The Clash of Fundamentalisms

Max B. Sawicky sawicky at bellatlantic.net
Tue Apr 30 21:11:59 PDT 2002


You are mistaken. Islamic fundamentalism is a child of the 1970s. It was given a big boost by the Iranian revolution. Basically it is a reaction to the failure of pan-Arabism, a secular "socialist" doctrine associated variously with Nasr in Egypt and Baathism in Syria and Iraq. jks

Benny Morris portrays the incessant clashes between Arabs and settlers before WWII -- particularly in the 1920-1940 period -- as deeply driven by religious appeals on the Arab side. Hamas looks back consciously to some of the pre-WWII Muslim zealots, naming its brigades after one of them.

Palestinian nationalism took some time in developing, though expressions of it could be found early in the century, but religion was readily at hand. The society out of which it arose was without much of a working class in the modern sense. You had relatively wealthy landowners, agricultural labor, and petit- bourgeoisie -- the usual sources for that sort of thing. In a sense it seems like modern fundamentalism is a harkening back to the politics arising out of neo-feudal relations of the inter-war period. It makes sense to see this as well, as you say, as a reaction to the ebb of the secular/socialist currents.

Zionism originally created its opposite, Palestinian nationalism, where previously there had been no such consciousness. Arabs thought in terms of the entire British and French territories, which comprehended Jordan, Lebanon, Iraq, and Syria, if they thought beyond their village or clan at all. "Palestine" was the limited area where the Jews went, limited because there weren't too many jews. Now the Jewish settlers, animated by biblical references, create the fundamentalist opposition. Sharon didn't screw around with Muslim holy places for nothing.

To digress a big more, I've been reading that prior to WWII, it was the Arabs who agitated for one-man/one-vote democracy in the British mandate. The Jews favored something like today's Senate -- equal representation by ethnic group, but under British mandate. They were not sufficiently numerous to benefit from "democracy." Israel is really a conditional democracy. It opposes a right of return for Palestinians out of fears (realistic, to be sure) jews would lose their electoral majority and be legally disenfranchised, notwithstanding the fact that Arabs have as legitimate a right to return as anyone else.

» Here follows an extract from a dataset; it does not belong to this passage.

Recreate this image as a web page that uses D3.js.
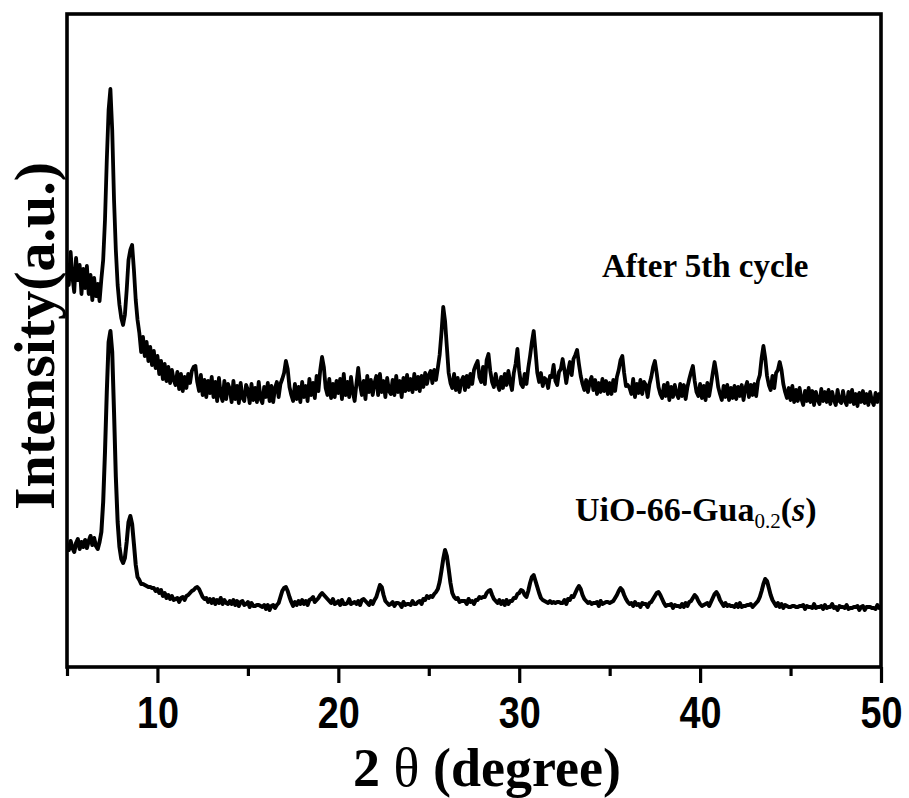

Morris reports that the pre-WWII history is replete with revenge killings of totally innocent civilians on both sides. Typically the Israeli murders were retaliatory and fewer in number, though obviously where the feud begins becomes indeterminate, outside of the obvious point that it began when Jews started emigrating. This is plausible to me because the Jews had no reason to run around killing people indiscriminantly. They were too busy buying land, driving off Arab tenant farmers, and building up their settlements. Deir Yassin came much later.

The recent developments are a pretty close copy of the inter-war Arab revolts and counter-insurgency by the Jews and the Brits. Arabs would raid settlements, killing when they could. Jews would stage counter-raids. Obviously technology makes the weapons more destructive now. Blowing up Arab houses that were inconvenient for counter-insurgency, or as collective punishment, was originally a British innovation.

I assume Dennis R is not quite serious with his Sharon chant. The genocide charge could prove to be a real disservice to the movement. It sounds stupid because it is not credible, and it is substantively misleading. The Zionist game is not to kill people -- it's to drive them away, inch by inch, molehill by molehill.

The Israelis are smart enough to understand when killing causes people to flee, and when it makes them hunker down even more (as now). If they ever consolidate and fully absorb the West Bank, I would fully expect them to nibble away at Lebanon and Syria. It's what they have done for the past hundred years. It's what I would do if I felt I had to either grow or die.